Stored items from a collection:
────
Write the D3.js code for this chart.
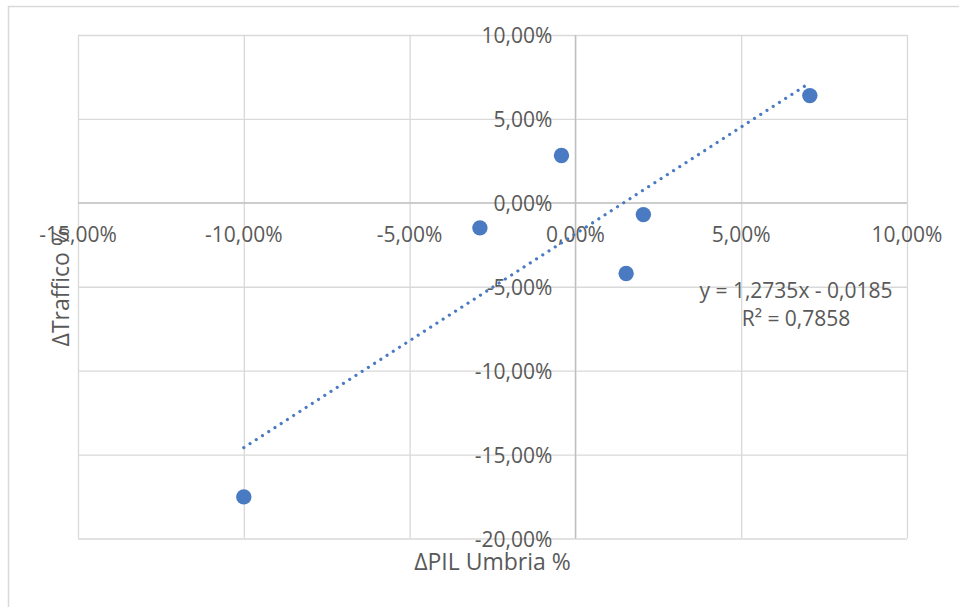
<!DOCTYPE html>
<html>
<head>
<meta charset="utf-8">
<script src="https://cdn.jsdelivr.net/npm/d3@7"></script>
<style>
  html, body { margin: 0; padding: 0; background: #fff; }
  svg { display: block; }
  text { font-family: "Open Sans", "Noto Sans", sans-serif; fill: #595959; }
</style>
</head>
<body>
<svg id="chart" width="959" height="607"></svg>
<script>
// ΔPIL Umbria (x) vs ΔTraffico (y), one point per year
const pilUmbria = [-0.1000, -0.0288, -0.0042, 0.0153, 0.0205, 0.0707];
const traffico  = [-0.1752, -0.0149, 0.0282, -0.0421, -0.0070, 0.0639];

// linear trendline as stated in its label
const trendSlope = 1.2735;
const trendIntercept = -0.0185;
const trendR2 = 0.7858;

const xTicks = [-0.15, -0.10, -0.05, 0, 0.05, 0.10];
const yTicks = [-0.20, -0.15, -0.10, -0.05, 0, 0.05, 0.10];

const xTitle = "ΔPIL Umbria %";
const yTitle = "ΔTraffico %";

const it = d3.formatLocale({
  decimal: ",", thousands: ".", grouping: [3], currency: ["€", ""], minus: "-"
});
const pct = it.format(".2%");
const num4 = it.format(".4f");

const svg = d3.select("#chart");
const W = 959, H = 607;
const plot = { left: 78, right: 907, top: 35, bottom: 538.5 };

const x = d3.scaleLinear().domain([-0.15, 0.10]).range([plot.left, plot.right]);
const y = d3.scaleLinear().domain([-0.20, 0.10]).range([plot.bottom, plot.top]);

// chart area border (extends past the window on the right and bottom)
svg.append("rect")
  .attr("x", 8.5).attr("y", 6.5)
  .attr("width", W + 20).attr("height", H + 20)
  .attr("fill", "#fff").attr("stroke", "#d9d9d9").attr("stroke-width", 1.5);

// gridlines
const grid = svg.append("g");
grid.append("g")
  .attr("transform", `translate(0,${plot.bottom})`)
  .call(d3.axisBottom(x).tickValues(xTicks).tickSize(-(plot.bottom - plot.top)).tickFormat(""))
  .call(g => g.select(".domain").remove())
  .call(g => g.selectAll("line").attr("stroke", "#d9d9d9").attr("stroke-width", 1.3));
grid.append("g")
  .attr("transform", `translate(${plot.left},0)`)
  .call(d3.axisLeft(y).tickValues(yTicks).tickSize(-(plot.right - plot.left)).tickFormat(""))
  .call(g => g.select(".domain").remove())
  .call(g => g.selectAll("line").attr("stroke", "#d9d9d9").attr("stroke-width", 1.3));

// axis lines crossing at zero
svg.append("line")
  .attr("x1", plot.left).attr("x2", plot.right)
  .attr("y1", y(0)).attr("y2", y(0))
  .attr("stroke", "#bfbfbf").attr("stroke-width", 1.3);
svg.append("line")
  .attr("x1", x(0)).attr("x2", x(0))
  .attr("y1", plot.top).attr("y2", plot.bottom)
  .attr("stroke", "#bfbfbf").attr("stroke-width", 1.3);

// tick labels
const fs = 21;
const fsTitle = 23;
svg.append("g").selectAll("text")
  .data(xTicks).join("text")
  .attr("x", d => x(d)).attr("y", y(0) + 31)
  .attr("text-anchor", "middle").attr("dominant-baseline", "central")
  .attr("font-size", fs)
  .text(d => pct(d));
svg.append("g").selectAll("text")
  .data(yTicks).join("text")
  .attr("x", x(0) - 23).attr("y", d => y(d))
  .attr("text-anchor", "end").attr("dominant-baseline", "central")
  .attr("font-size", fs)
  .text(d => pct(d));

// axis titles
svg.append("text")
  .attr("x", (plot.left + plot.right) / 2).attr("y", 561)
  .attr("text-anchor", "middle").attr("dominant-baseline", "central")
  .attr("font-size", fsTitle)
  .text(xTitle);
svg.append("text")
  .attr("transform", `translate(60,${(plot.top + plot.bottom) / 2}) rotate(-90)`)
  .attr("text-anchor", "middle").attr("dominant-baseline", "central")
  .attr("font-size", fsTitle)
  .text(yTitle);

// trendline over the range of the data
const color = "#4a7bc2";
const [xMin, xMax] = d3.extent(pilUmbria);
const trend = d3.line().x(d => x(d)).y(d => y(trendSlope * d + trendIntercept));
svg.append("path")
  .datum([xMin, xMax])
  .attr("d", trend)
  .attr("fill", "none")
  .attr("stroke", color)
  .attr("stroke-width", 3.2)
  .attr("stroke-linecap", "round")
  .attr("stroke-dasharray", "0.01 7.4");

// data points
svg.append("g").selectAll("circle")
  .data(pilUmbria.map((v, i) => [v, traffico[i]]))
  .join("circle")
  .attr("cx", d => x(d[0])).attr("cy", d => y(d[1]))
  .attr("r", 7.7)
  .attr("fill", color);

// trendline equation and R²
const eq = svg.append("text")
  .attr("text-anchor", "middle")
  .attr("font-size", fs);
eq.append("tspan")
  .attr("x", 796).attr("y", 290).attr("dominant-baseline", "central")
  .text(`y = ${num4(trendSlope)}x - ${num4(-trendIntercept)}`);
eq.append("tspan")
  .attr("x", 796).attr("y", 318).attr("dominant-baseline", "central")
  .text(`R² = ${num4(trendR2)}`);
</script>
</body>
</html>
────
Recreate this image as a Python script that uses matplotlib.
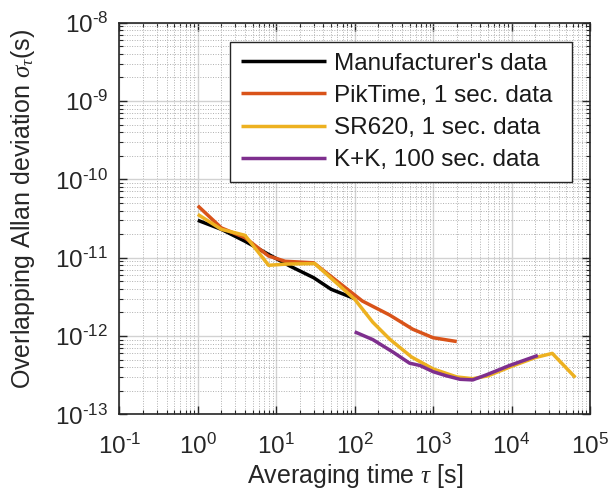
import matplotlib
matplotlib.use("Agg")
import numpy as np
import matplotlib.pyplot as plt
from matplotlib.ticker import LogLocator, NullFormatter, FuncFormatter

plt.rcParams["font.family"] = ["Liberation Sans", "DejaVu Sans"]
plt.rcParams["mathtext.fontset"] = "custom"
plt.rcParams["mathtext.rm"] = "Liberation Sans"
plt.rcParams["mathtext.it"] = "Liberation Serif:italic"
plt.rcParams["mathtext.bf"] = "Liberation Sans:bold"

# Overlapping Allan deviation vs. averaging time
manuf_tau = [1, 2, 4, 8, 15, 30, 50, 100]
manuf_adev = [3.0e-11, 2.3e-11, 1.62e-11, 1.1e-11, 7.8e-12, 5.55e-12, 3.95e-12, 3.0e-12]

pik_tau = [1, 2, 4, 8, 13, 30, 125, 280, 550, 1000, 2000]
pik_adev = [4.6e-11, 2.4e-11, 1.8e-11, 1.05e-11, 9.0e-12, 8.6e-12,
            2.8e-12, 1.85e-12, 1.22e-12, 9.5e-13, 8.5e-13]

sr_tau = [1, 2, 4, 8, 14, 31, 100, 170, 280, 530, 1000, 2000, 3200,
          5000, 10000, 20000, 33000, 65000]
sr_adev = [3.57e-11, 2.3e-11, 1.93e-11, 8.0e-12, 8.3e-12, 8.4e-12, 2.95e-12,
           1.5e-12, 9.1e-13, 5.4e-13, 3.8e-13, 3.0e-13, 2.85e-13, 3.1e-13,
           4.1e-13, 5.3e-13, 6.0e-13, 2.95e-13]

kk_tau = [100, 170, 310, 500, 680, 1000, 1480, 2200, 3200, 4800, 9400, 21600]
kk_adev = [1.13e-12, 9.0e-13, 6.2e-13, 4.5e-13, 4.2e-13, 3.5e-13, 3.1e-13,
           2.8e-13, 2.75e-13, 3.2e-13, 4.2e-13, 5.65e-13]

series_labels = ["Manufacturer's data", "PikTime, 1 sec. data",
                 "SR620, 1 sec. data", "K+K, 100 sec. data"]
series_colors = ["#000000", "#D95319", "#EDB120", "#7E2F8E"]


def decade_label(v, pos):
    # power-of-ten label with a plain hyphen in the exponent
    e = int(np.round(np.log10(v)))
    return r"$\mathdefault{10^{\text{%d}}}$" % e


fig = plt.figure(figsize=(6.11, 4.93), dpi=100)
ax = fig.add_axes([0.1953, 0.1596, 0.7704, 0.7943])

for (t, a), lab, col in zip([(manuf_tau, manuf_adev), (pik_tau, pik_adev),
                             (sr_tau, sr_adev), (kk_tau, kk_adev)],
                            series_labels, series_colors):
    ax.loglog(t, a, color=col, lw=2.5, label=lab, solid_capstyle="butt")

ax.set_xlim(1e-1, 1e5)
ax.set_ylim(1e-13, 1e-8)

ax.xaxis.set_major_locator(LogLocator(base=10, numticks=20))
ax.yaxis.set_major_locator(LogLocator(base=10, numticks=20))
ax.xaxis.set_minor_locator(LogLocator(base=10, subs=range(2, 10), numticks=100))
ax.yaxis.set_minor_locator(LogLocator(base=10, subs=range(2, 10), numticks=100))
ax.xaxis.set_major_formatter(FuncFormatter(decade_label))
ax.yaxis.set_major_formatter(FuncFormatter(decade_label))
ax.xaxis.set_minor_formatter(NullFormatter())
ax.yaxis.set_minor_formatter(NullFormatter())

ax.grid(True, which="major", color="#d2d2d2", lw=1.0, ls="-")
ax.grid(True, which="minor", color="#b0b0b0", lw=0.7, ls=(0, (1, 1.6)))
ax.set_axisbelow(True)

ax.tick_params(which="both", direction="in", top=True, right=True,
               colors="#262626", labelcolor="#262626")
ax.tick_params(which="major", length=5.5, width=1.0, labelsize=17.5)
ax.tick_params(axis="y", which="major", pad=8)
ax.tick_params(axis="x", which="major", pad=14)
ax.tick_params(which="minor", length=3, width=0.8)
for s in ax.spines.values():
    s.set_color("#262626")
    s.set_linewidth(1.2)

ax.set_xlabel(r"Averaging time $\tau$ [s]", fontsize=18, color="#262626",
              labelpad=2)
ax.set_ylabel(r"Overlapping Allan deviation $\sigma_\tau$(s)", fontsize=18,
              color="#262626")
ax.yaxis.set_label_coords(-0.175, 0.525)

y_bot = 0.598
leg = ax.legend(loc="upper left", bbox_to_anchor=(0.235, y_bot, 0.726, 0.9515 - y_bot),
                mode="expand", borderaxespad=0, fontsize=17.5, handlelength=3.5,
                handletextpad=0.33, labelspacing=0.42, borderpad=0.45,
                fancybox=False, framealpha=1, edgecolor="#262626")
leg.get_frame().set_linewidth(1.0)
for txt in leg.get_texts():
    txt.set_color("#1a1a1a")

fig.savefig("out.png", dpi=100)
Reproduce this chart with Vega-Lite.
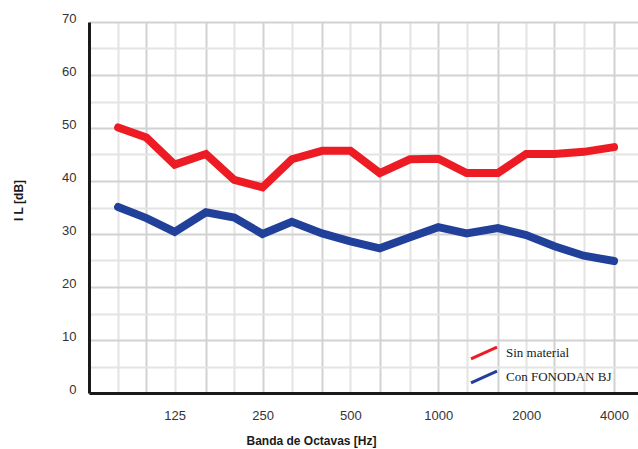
────
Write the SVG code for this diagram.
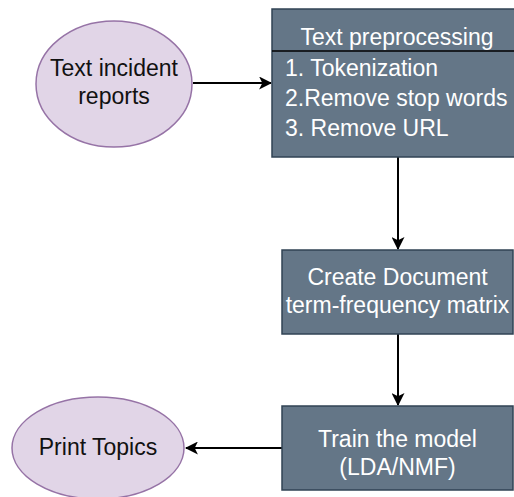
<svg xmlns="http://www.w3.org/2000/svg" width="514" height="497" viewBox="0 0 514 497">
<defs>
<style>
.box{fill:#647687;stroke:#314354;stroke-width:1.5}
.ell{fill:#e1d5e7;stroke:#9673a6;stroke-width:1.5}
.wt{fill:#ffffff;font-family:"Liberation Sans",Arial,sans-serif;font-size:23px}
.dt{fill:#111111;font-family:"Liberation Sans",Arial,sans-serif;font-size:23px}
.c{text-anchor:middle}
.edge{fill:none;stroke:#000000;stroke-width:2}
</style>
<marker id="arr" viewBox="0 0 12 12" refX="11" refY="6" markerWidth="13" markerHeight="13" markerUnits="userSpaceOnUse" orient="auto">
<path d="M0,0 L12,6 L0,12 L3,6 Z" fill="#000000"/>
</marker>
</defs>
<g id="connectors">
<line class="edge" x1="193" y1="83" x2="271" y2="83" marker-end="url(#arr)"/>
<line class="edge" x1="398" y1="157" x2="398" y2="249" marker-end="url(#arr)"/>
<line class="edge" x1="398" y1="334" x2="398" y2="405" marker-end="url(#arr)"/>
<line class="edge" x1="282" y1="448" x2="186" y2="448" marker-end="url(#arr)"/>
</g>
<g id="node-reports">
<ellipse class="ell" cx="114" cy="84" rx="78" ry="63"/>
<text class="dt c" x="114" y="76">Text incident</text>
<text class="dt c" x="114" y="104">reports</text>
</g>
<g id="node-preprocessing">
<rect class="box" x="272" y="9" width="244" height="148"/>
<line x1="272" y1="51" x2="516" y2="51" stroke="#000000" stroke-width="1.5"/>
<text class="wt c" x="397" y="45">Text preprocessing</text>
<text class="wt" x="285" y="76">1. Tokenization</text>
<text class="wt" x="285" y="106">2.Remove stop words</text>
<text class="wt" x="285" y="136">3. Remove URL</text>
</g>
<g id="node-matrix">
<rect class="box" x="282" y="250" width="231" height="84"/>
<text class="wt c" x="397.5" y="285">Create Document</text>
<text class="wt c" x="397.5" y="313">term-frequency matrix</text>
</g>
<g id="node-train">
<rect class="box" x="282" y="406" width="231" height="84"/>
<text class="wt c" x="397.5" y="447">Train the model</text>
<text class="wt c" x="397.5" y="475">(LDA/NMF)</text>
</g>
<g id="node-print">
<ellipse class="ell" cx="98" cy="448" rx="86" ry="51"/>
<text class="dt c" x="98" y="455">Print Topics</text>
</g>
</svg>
────
**WRITTEN INSTRUCTION**
Using the listing above, gather each line that holds the string "with" and copy it.

**TASK RESULT**
    # power-of-ten label with a plain hyphen in the exponent
Reproduce this chart with Vega-Lite.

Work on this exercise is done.